## Begin Material

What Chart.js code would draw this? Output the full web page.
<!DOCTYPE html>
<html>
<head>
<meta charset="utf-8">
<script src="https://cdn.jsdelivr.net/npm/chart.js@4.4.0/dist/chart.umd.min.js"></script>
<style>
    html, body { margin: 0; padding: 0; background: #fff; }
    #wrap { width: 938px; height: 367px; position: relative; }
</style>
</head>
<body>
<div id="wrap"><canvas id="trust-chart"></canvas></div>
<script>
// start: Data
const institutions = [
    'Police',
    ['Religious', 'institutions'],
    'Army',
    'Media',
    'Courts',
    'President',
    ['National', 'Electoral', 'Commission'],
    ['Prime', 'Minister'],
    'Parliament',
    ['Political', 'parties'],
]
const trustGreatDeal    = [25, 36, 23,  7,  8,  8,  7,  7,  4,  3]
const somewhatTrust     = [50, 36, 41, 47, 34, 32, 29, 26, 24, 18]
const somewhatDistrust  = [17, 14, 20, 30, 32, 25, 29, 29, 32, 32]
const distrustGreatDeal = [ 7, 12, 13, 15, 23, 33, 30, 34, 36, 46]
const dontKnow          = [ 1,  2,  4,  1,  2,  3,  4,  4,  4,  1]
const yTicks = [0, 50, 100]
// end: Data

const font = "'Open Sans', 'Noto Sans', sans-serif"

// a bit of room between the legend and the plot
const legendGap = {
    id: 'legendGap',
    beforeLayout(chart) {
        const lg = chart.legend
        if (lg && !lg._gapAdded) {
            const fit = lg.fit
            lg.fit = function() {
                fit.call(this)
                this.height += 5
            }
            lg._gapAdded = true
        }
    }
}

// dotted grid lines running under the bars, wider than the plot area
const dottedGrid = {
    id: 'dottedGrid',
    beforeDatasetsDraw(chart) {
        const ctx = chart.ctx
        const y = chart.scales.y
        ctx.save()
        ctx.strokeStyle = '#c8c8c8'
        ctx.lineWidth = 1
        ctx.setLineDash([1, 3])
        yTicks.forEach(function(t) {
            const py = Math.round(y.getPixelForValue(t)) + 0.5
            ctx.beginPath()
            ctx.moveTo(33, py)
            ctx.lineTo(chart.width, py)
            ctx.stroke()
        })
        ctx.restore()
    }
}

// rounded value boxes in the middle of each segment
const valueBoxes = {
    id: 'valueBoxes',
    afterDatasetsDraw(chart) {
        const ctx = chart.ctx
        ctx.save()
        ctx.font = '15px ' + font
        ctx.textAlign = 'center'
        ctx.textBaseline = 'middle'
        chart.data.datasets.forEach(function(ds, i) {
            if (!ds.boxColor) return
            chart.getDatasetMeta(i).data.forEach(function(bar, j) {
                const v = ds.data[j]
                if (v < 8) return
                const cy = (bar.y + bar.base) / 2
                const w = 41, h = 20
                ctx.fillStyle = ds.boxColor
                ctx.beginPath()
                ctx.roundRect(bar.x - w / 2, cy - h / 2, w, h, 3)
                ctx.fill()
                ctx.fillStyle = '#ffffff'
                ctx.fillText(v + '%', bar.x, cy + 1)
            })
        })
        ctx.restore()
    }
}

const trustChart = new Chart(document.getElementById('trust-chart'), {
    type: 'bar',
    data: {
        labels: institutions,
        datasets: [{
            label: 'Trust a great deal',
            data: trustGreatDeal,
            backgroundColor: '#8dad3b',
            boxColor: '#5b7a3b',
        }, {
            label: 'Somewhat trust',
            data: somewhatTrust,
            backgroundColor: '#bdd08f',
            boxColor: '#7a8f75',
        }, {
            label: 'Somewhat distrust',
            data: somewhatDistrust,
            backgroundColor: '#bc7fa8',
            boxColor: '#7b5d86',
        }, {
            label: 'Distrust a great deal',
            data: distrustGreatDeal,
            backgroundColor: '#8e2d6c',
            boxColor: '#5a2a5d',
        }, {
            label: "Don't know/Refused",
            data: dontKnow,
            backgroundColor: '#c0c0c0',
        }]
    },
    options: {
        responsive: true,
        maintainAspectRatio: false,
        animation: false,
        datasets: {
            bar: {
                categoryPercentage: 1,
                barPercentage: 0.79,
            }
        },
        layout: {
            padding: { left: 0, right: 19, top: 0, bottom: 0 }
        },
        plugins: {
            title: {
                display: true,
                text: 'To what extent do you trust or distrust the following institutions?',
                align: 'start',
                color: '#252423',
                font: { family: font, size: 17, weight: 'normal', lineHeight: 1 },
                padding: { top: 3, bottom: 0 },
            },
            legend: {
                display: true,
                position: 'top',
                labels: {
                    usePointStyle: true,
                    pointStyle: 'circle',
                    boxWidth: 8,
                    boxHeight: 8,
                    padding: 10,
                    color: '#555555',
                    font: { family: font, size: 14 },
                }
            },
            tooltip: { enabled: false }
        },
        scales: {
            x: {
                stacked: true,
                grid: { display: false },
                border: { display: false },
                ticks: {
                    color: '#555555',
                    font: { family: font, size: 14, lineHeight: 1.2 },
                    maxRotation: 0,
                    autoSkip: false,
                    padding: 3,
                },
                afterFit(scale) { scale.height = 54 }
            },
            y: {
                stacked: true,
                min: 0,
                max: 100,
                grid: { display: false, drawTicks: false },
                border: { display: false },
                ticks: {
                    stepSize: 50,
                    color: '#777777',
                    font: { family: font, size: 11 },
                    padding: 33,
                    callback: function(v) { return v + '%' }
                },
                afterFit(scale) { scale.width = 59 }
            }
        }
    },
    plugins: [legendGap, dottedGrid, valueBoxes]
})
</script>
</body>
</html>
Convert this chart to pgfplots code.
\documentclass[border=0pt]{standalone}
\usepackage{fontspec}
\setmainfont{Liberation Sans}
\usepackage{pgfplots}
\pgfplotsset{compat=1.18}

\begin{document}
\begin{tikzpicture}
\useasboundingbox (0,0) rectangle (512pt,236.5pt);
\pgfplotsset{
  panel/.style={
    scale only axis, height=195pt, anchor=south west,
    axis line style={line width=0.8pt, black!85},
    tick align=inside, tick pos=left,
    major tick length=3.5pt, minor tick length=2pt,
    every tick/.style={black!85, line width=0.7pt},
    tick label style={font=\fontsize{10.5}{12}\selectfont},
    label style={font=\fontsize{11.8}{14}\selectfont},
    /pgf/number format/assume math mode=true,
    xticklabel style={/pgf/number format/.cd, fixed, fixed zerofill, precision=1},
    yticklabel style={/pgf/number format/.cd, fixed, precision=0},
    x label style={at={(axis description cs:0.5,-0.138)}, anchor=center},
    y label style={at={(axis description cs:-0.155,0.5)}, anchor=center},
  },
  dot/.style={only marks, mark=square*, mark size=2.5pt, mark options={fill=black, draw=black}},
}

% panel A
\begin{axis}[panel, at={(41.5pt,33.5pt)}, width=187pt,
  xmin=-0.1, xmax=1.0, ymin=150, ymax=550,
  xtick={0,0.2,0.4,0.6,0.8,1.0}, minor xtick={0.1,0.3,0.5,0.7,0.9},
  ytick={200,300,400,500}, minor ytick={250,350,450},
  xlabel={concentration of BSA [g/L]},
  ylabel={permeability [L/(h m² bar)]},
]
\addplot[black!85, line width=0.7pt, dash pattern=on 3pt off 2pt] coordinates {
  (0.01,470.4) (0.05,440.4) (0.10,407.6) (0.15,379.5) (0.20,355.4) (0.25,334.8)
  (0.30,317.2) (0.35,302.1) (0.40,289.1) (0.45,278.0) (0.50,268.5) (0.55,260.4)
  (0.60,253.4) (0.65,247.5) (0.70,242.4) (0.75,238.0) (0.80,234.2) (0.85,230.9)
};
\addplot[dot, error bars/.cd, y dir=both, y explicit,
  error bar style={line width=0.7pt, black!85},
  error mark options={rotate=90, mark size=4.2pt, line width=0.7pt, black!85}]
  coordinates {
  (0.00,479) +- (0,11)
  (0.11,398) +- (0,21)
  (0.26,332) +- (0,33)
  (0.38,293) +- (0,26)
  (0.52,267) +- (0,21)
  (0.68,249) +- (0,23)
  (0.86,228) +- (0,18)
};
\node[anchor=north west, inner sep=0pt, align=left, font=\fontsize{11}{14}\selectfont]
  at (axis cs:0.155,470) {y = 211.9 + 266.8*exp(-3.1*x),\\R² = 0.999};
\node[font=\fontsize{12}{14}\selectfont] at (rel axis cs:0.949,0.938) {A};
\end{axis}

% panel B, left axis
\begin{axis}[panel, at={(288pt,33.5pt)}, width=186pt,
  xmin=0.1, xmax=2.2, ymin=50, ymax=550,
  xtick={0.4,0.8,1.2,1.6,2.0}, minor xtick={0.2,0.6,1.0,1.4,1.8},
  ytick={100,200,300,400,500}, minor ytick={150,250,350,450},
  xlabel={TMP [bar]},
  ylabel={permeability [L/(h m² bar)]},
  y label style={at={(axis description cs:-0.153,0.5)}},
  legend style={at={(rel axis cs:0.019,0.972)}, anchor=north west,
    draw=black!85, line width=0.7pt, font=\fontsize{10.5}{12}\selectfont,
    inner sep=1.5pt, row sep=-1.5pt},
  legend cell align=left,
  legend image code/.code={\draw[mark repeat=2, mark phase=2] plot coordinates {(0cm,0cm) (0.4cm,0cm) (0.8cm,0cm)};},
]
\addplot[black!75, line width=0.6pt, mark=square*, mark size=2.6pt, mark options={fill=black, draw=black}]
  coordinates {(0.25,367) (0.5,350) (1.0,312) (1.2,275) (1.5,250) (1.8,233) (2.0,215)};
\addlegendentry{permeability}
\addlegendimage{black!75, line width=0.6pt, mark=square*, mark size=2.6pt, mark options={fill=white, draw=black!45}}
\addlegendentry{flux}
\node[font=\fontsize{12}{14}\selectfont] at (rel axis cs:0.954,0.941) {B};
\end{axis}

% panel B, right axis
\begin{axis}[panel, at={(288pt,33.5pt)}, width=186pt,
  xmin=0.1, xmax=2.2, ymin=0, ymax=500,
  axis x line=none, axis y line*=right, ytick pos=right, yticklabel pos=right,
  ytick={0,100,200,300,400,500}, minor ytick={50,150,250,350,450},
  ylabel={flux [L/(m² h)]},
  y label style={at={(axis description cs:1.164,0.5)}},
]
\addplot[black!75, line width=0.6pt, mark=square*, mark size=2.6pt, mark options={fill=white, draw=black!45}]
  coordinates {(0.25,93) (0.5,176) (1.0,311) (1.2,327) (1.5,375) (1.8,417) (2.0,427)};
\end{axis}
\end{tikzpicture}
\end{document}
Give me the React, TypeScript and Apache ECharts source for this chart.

## End Material

Report how many lines above hold the string "this", giving nothing but the number.

» **Answer below**
5